### Source data

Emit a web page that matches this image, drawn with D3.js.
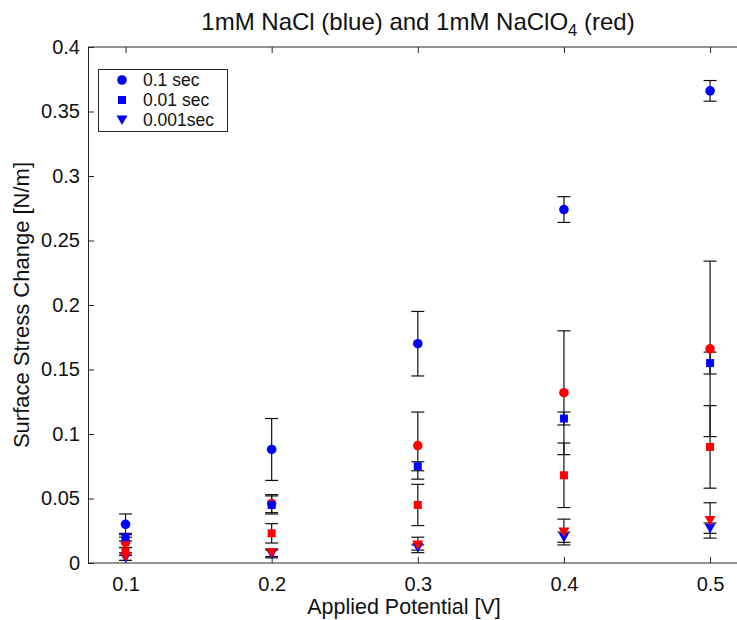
<!DOCTYPE html>
<html>
<head>
<meta charset="utf-8">
<script src="https://cdn.jsdelivr.net/npm/d3@7"></script>
<style>
  html, body { margin: 0; padding: 0; background: #fff; }
  svg { display: block; font-family: "Liberation Sans", Arial, Helvetica, sans-serif; }
</style>
</head>
<body>
<svg id="chart" width="737" height="620"></svg>
<script>
// ---- data ----
const potentials = [0.1, 0.2, 0.3, 0.4, 0.5];
const timeLabels = ["0.1 sec", "0.01 sec", "0.001sec"];
const yTicks = [0, 0.05, 0.1, 0.15, 0.2, 0.25, 0.3, 0.35, 0.4];
const xTicks = [0.1, 0.2, 0.3, 0.4, 0.5];

// NaCl (blue)
const nacl_01 = [0.030, 0.088, 0.170, 0.274, 0.366];
const nacl_01_err = [0.008, 0.024, 0.025, 0.010, 0.008];
const nacl_001 = [0.020, 0.045, 0.075, 0.112, 0.155];
const nacl_001_err = [0.003, 0.007, 0.0035, 0.005, 0.0085];
const nacl_0001 = [0.004, 0.007, 0.012, 0.020, 0.027];
const nacl_0001_err = [0.002, 0.003, 0.002, 0.004, 0.004];

// NaClO4 (red)
const naclo4_01 = [0.016, 0.046, 0.091, 0.132, 0.166];
const naclo4_01_err = [0.004, 0.007, 0.026, 0.048, 0.068];
const naclo4_001 = [0.009, 0.023, 0.045, 0.068, 0.090];
const naclo4_001_err = [0.003, 0.0075, 0.016, 0.025, 0.032];
const naclo4_0001 = [0.005, 0.008, 0.014, 0.024, 0.033];
const naclo4_0001_err = [0.003, 0.003, 0.006, 0.010, 0.0137];

const series = [
  {vals: nacl_01, err: nacl_01_err, color: "#0000ff", shape: "circle"},
  {vals: naclo4_01, err: naclo4_01_err, color: "#ff0000", shape: "circle"},
  {vals: nacl_001, err: nacl_001_err, color: "#0000ff", shape: "square"},
  {vals: naclo4_001, err: naclo4_001_err, color: "#ff0000", shape: "square"},
  {vals: nacl_0001, err: nacl_0001_err, color: "#0000ff", shape: "triangle"},
  {vals: naclo4_0001, err: naclo4_0001_err, color: "#ff0000", shape: "triangle"}
];

// ---- layout ----
const svg = d3.select("#chart");
const plotLeft = 88, plotTop = 47, plotBottom = 563;
const x = d3.scaleLinear().domain([0.075, 0.525]).range([89, 746.6]);
const y = d3.scaleLinear().domain([0, 0.4]).range([plotBottom, plotTop]);
const axisColor = "#262626";

// frame
svg.append("line").attr("x1", plotLeft).attr("x2", 760).attr("y1", plotTop).attr("y2", plotTop).attr("stroke", axisColor);
svg.append("line").attr("x1", plotLeft).attr("x2", 760).attr("y1", plotBottom).attr("y2", plotBottom).attr("stroke", axisColor);

// axes
const yAxis = d3.axisLeft(y).tickValues(yTicks).tickSize(-6).tickPadding(8).tickFormat(d => d3.format("~g")(d));
const gy = svg.append("g").attr("transform", `translate(${plotLeft},0)`).call(yAxis);
gy.selectAll("line").attr("stroke", axisColor);
gy.select(".domain").attr("stroke", axisColor);
gy.selectAll("text").attr("font-size", 20).attr("fill", "#111");

const xAxis = d3.axisBottom(x).tickValues(xTicks).tickSize(-6).tickPadding(14).tickFormat(d3.format("~g"));
const gx = svg.append("g").attr("transform", `translate(0,${plotBottom})`).call(xAxis);
gx.select(".domain").remove();
gx.selectAll("line").attr("stroke", axisColor);
gx.selectAll("text").attr("font-size", 20).attr("fill", "#111");

const xTop = d3.axisTop(x).tickValues(xTicks).tickSize(-6).tickFormat("");
const gxt = svg.append("g").attr("transform", `translate(0,${plotTop})`).call(xTop);
gxt.select(".domain").remove();
gxt.selectAll("line").attr("stroke", axisColor);

// error bars
const cap = 6.5;
series.forEach(s => {
  const g = svg.append("g");
  potentials.forEach((p, i) => {
    const cx = x(p), hi = y(s.vals[i] + s.err[i]), lo = y(Math.max(0, s.vals[i] - s.err[i]));
    g.append("line").attr("x1", cx).attr("x2", cx).attr("y1", hi).attr("y2", lo).attr("stroke", "#111").attr("stroke-width", 1.2);
    g.append("line").attr("x1", cx - cap).attr("x2", cx + cap).attr("y1", hi).attr("y2", hi).attr("stroke", "#111").attr("stroke-width", 1.2);
    g.append("line").attr("x1", cx - cap).attr("x2", cx + cap).attr("y1", lo).attr("y2", lo).attr("stroke", "#111").attr("stroke-width", 1.2);
  });
});

function drawMarker(g, shape, cx, cy, color) {
  if (shape === "circle") {
    g.append("circle").attr("cx", cx).attr("cy", cy).attr("r", 4.8).attr("fill", color);
  } else if (shape === "square") {
    g.append("rect").attr("x", cx - 4).attr("y", cy - 4).attr("width", 8).attr("height", 8).attr("fill", color);
  } else {
    g.append("path").attr("d", `M${cx - 5.5},${cy - 4.5}L${cx + 5.5},${cy - 4.5}L${cx},${cy + 5}Z`).attr("fill", color);
  }
}

series.forEach(s => {
  const g = svg.append("g");
  potentials.forEach((p, i) => drawMarker(g, s.shape, x(p), y(s.vals[i]), s.color));
});

// legend
const lg = svg.append("g");
lg.append("rect").attr("x", 98.5).attr("y", 69.5).attr("width", 129).attr("height", 62)
  .attr("fill", "#fff").attr("stroke", axisColor);
const shapes = ["circle", "square", "triangle"];
timeLabels.forEach((t, i) => {
  const ly = 80 + i * 20;
  drawMarker(lg, shapes[i], 122, ly, "#0000ff");
  lg.append("text").attr("x", 143).attr("y", ly + 6).attr("font-size", 17.5).attr("fill", "#111").text(t);
});

// title
const title = svg.append("text").attr("x", 418).attr("y", 30).attr("text-anchor", "middle")
  .attr("font-size", 24).attr("fill", "#111");
title.append("tspan").text("1mM NaCl (blue) and 1mM NaClO");
title.append("tspan").attr("font-size", 16.5).attr("dy", 6).text("4");
title.append("tspan").attr("dy", -6).text(" (red)");

// axis labels
svg.append("text").attr("x", 404).attr("y", 614).attr("text-anchor", "middle")
  .attr("font-size", 21.5).attr("fill", "#111").text("Applied Potential [V]");
svg.append("text").attr("transform", "translate(29,305) rotate(-90)").attr("text-anchor", "middle")
  .attr("font-size", 22).attr("fill", "#111").text("Surface Stress Change [N/m]");
</script>
</body>
</html>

### Work required
Pictures excluded, repeat exactly the lines from the top of the material through the line with "const naclo4_0001_err = [0.003, 0.003, 0.006, 0.010, 0.0137];", including both of those lines.

### Result of this exercise
Emit a web page that matches this image, drawn with D3.js.
<!DOCTYPE html>
<html>
<head>
<meta charset="utf-8">
<script src="https://cdn.jsdelivr.net/npm/d3@7"></script>
<style>
  html, body { margin: 0; padding: 0; background: #fff; }
  svg { display: block; font-family: "Liberation Sans", Arial, Helvetica, sans-serif; }
</style>
</head>
<body>
<svg id="chart" width="737" height="620"></svg>
<script>
// ---- data ----
const potentials = [0.1, 0.2, 0.3, 0.4, 0.5];
const timeLabels = ["0.1 sec", "0.01 sec", "0.001sec"];
const yTicks = [0, 0.05, 0.1, 0.15, 0.2, 0.25, 0.3, 0.35, 0.4];
const xTicks = [0.1, 0.2, 0.3, 0.4, 0.5];

// NaCl (blue)
const nacl_01 = [0.030, 0.088, 0.170, 0.274, 0.366];
const nacl_01_err = [0.008, 0.024, 0.025, 0.010, 0.008];
const nacl_001 = [0.020, 0.045, 0.075, 0.112, 0.155];
const nacl_001_err = [0.003, 0.007, 0.0035, 0.005, 0.0085];
const nacl_0001 = [0.004, 0.007, 0.012, 0.020, 0.027];
const nacl_0001_err = [0.002, 0.003, 0.002, 0.004, 0.004];

// NaClO4 (red)
const naclo4_01 = [0.016, 0.046, 0.091, 0.132, 0.166];
const naclo4_01_err = [0.004, 0.007, 0.026, 0.048, 0.068];
const naclo4_001 = [0.009, 0.023, 0.045, 0.068, 0.090];
const naclo4_001_err = [0.003, 0.0075, 0.016, 0.025, 0.032];
const naclo4_0001 = [0.005, 0.008, 0.014, 0.024, 0.033];
const naclo4_0001_err = [0.003, 0.003, 0.006, 0.010, 0.0137];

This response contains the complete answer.